Written problem:
Reproduce all the lines exactly as they stand, apart from the pictures.

Dataset content:
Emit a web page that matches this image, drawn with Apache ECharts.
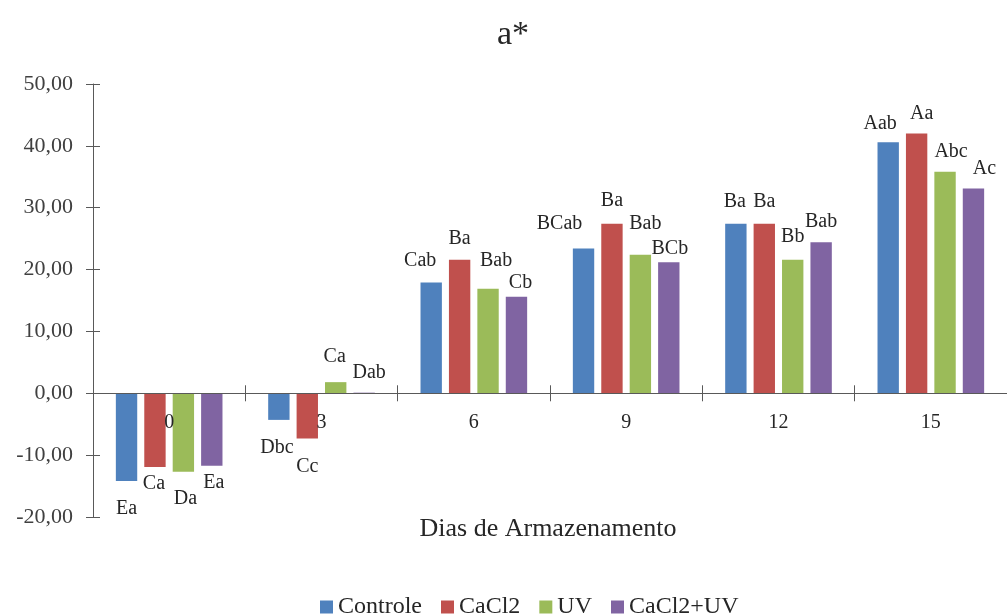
<!DOCTYPE html>
<html>
<head>
<meta charset="utf-8">
<script src="https://cdn.jsdelivr.net/npm/echarts@6/dist/echarts.min.js"></script>
<style>
html,body{margin:0;padding:0;background:#fff;}
#chart{width:1007px;height:614px;}
</style>
</head>
<body>
<div id="chart"></div>
<script>
// ---- data ----
const categories = ['0', '3', '6', '9', '12', '15'];
const seriesNames = ['Controle', 'CaCl2', 'UV', 'CaCl2+UV'];
const controle = [-14.2, -4.3, 17.9, 23.4, 27.4, 40.6];
const cacl2 = [-11.9, -7.3, 21.6, 27.4, 27.4, 42.0];
const uv = [-12.7, 1.8, 16.9, 22.4, 21.6, 35.8];
const cacl2uv = [-11.7, 0.1, 15.6, 21.2, 24.4, 33.1];
const lettersControle = ['Ea', 'Dbc', 'Cab', 'BCab', 'Ba', 'Aab'];
const lettersCacl2 = ['Ca', 'Cc', 'Ba', 'Ba', 'Ba', 'Aa'];
const lettersUv = ['Da', 'Ca', 'Bab', 'Bab', 'Bb', 'Abc'];
const lettersCacl2uv = ['Ea', 'Dab', 'Cb', 'BCb', 'Bab', 'Ac'];
const yTicks = { min: -20, max: 50, interval: 10 };

// ---- label style offsets (pixels) ----
const offControle = [[0, 13], [-2, 13], [-11, -7], [-24, -10], [-1, -7], [-8, -3]];
const offCacl2 = [[-1, 2], [0, 13], [0, -6], [0, -8], [0, -7], [5, -5]];
const offUv = [[2, 12], [-1, -10], [8, -13], [5, -16], [0, -8], [6, -5]];
const offCacl2uv = [[2, 2], [5, -5], [4, 1], [1, 2], [0, -6], [11, -5]];

const colors = ['#4F81BD', '#C0504D', '#9BBB59', '#8064A2'];
const FONT = '"Liberation Serif", "Times New Roman", serif';

function buildSeries(name, values, letters, offsets, color) {
  return {
    name: name,
    type: 'bar',
    xAxisIndex: 0,
    yAxisIndex: 0,
    barGap: '33%',
    barCategoryGap: '30%',
    itemStyle: { color: color },
    data: values.map(function (v, i) {
      return {
        value: v,
        label: {
          show: true,
          formatter: letters[i],
          position: v < 0 ? 'bottom' : 'top',
          distance: 5,
          offset: offsets[i],
          fontFamily: FONT,
          fontSize: 20,
          color: '#262626'
        }
      };
    })
  };
}

const chart = echarts.init(document.getElementById('chart'), null, { renderer: 'canvas' });
const fmt = function (v) { return v.toFixed(2).replace('.', ','); };

// grid geometry: top 84 (y=50), bottom 517 (y=-20); zero line sits 50/70 down
const gridTop = 84, gridBottomPx = 517;
const zeroShift = -((gridBottomPx - gridTop) * (yTicks.min / (yTicks.min - yTicks.max)));

chart.setOption({
  animation: false,
  backgroundColor: '#ffffff',
  color: colors,
  grid: { left: 93, width: 916, top: gridTop, bottom: 614 - gridBottomPx, containLabel: false },
  legend: {
    data: seriesNames,
    top: 590,
    left: 315,
    itemWidth: 13,
    itemHeight: 13,
    itemGap: 19,
    icon: 'rect',
    textStyle: { fontFamily: FONT, fontSize: 24, color: '#262626' }
  },
  graphic: [
    { type: 'text', style: { text: 'a*', x: 513, y: 35, textAlign: 'center', textVerticalAlign: 'middle', font: '34px ' + FONT, fill: '#262626' } },
    { type: 'text', style: { text: 'Dias de Armazenamento', x: 548, y: 529, textAlign: 'center', textVerticalAlign: 'middle', font: '26px ' + FONT, fill: '#262626' } }
  ],
  xAxis: [
    {
      type: 'category',
      data: categories,
      z: 10,
      position: 'bottom',
      offset: zeroShift,
      axisLine: { onZero: false, lineStyle: { color: '#595959', width: 1 } },
      axisTick: { show: true, inside: false, length: 8, lineStyle: { color: '#595959' } },
      axisLabel: { margin: 19, fontFamily: FONT, fontSize: 20, color: '#262626' },
      splitLine: { show: false }
    },
    {
      type: 'category',
      data: categories,
      z: 10,
      position: 'bottom',
      offset: zeroShift,
      axisLine: { onZero: false, show: false },
      axisTick: { show: true, inside: true, length: 8, lineStyle: { color: '#595959' } },
      axisLabel: { show: false },
      splitLine: { show: false }
    }
  ],
  yAxis: [
    {
      type: 'value',
      min: yTicks.min,
      max: yTicks.max,
      interval: yTicks.interval,
      axisLine: { show: true, lineStyle: { color: '#595959' } },
      axisTick: { show: true, length: 7, lineStyle: { color: '#595959' } },
      axisLabel: { margin: 20, formatter: fmt, fontFamily: FONT, fontSize: 22, color: '#404040' },
      splitLine: { show: false }
    },
    {
      type: 'value',
      position: 'left',
      min: yTicks.min,
      max: yTicks.max,
      interval: yTicks.interval,
      axisLine: { show: false },
      axisTick: { show: true, inside: true, length: 7, lineStyle: { color: '#595959' } },
      axisLabel: { show: false },
      splitLine: { show: false }
    }
  ],
  series: [
    buildSeries(seriesNames[0], controle, lettersControle, offControle, colors[0]),
    buildSeries(seriesNames[1], cacl2, lettersCacl2, offCacl2, colors[1]),
    buildSeries(seriesNames[2], uv, lettersUv, offUv, colors[2]),
    buildSeries(seriesNames[3], cacl2uv, lettersCacl2uv, offCacl2uv, colors[3])
  ]
});
</script>
</body>
</html>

Exercise result:
Emit a web page that matches this image, drawn with Apache ECharts.
<!DOCTYPE html>
<html>
<head>
<meta charset="utf-8">
<script src="https://cdn.jsdelivr.net/npm/echarts@6/dist/echarts.min.js"></script>
<style>
html,body{margin:0;padding:0;background:#fff;}
#chart{width:1007px;height:614px;}
</style>
</head>
<body>
<div id="chart"></div>
<script>
// ---- data ----
const categories = ['0', '3', '6', '9', '12', '15'];
const seriesNames = ['Controle', 'CaCl2', 'UV', 'CaCl2+UV'];
const controle = [-14.2, -4.3, 17.9, 23.4, 27.4, 40.6];
const cacl2 = [-11.9, -7.3, 21.6, 27.4, 27.4, 42.0];
const uv = [-12.7, 1.8, 16.9, 22.4, 21.6, 35.8];
const cacl2uv = [-11.7, 0.1, 15.6, 21.2, 24.4, 33.1];
const lettersControle = ['Ea', 'Dbc', 'Cab', 'BCab', 'Ba', 'Aab'];
const lettersCacl2 = ['Ca', 'Cc', 'Ba', 'Ba', 'Ba', 'Aa'];
const lettersUv = ['Da', 'Ca', 'Bab', 'Bab', 'Bb', 'Abc'];
const lettersCacl2uv = ['Ea', 'Dab', 'Cb', 'BCb', 'Bab', 'Ac'];
const yTicks = { min: -20, max: 50, interval: 10 };

// ---- label style offsets (pixels) ----
const offControle = [[0, 13], [-2, 13], [-11, -7], [-24, -10], [-1, -7], [-8, -3]];
const offCacl2 = [[-1, 2], [0, 13], [0, -6], [0, -8], [0, -7], [5, -5]];
const offUv = [[2, 12], [-1, -10], [8, -13], [5, -16], [0, -8], [6, -5]];
const offCacl2uv = [[2, 2], [5, -5], [4, 1], [1, 2], [0, -6], [11, -5]];

const colors = ['#4F81BD', '#C0504D', '#9BBB59', '#8064A2'];
const FONT = '"Liberation Serif", "Times New Roman", serif';

function buildSeries(name, values, letters, offsets, color) {
  return {
    name: name,
    type: 'bar',
    xAxisIndex: 0,
    yAxisIndex: 0,
    barGap: '33%',
    barCategoryGap: '30%',
    itemStyle: { color: color },
    data: values.map(function (v, i) {
      return {
        value: v,
        label: {
          show: true,
          formatter: letters[i],
          position: v < 0 ? 'bottom' : 'top',
          distance: 5,
          offset: offsets[i],
          fontFamily: FONT,
          fontSize: 20,
          color: '#262626'
        }
      };
    })
  };
}

const chart = echarts.init(document.getElementById('chart'), null, { renderer: 'canvas' });
const fmt = function (v) { return v.toFixed(2).replace('.', ','); };

// grid geometry: top 84 (y=50), bottom 517 (y=-20); zero line sits 50/70 down
const gridTop = 84, gridBottomPx = 517;
const zeroShift = -((gridBottomPx - gridTop) * (yTicks.min / (yTicks.min - yTicks.max)));

chart.setOption({
  animation: false,
  backgroundColor: '#ffffff',
  color: colors,
  grid: { left: 93, width: 916, top: gridTop, bottom: 614 - gridBottomPx, containLabel: false },
  legend: {
    data: seriesNames,
    top: 590,
    left: 315,
    itemWidth: 13,
    itemHeight: 13,
    itemGap: 19,
    icon: 'rect',
    textStyle: { fontFamily: FONT, fontSize: 24, color: '#262626' }
  },
  graphic: [
    { type: 'text', style: { text: 'a*', x: 513, y: 35, textAlign: 'center', textVerticalAlign: 'middle', font: '34px ' + FONT, fill: '#262626' } },
    { type: 'text', style: { text: 'Dias de Armazenamento', x: 548, y: 529, textAlign: 'center', textVerticalAlign: 'middle', font: '26px ' + FONT, fill: '#262626' } }
  ],
  xAxis: [
    {
      type: 'category',
      data: categories,
      z: 10,
      position: 'bottom',
      offset: zeroShift,
      axisLine: { onZero: false, lineStyle: { color: '#595959', width: 1 } },
      axisTick: { show: true, inside: false, length: 8, lineStyle: { color: '#595959' } },
      axisLabel: { margin: 19, fontFamily: FONT, fontSize: 20, color: '#262626' },
      splitLine: { show: false }
    },
    {
      type: 'category',
      data: categories,
      z: 10,
      position: 'bottom',
      offset: zeroShift,
      axisLine: { onZero: false, show: false },
      axisTick: { show: true, inside: true, length: 8, lineStyle: { color: '#595959' } },
      axisLabel: { show: false },
      splitLine: { show: false }
    }
  ],
  yAxis: [
    {
      type: 'value',
      min: yTicks.min,
      max: yTicks.max,
      interval: yTicks.interval,
      axisLine: { show: true, lineStyle: { color: '#595959' } },
      axisTick: { show: true, length: 7, lineStyle: { color: '#595959' } },
      axisLabel: { margin: 20, formatter: fmt, fontFamily: FONT, fontSize: 22, color: '#404040' },
      splitLine: { show: false }
    },
    {
      type: 'value',
      position: 'left',
      min: yTicks.min,
      max: yTicks.max,
      interval: yTicks.interval,
      axisLine: { show: false },
      axisTick: { show: true, inside: true, length: 7, lineStyle: { color: '#595959' } },
      axisLabel: { show: false },
      splitLine: { show: false }
    }
  ],
  series: [
    buildSeries(seriesNames[0], controle, lettersControle, offControle, colors[0]),
    buildSeries(seriesNames[1], cacl2, lettersCacl2, offCacl2, colors[1]),
    buildSeries(seriesNames[2], uv, lettersUv, offUv, colors[2]),
    buildSeries(seriesNames[3], cacl2uv, lettersCacl2uv, offCacl2uv, colors[3])
  ]
});
</script>
</body>
</html>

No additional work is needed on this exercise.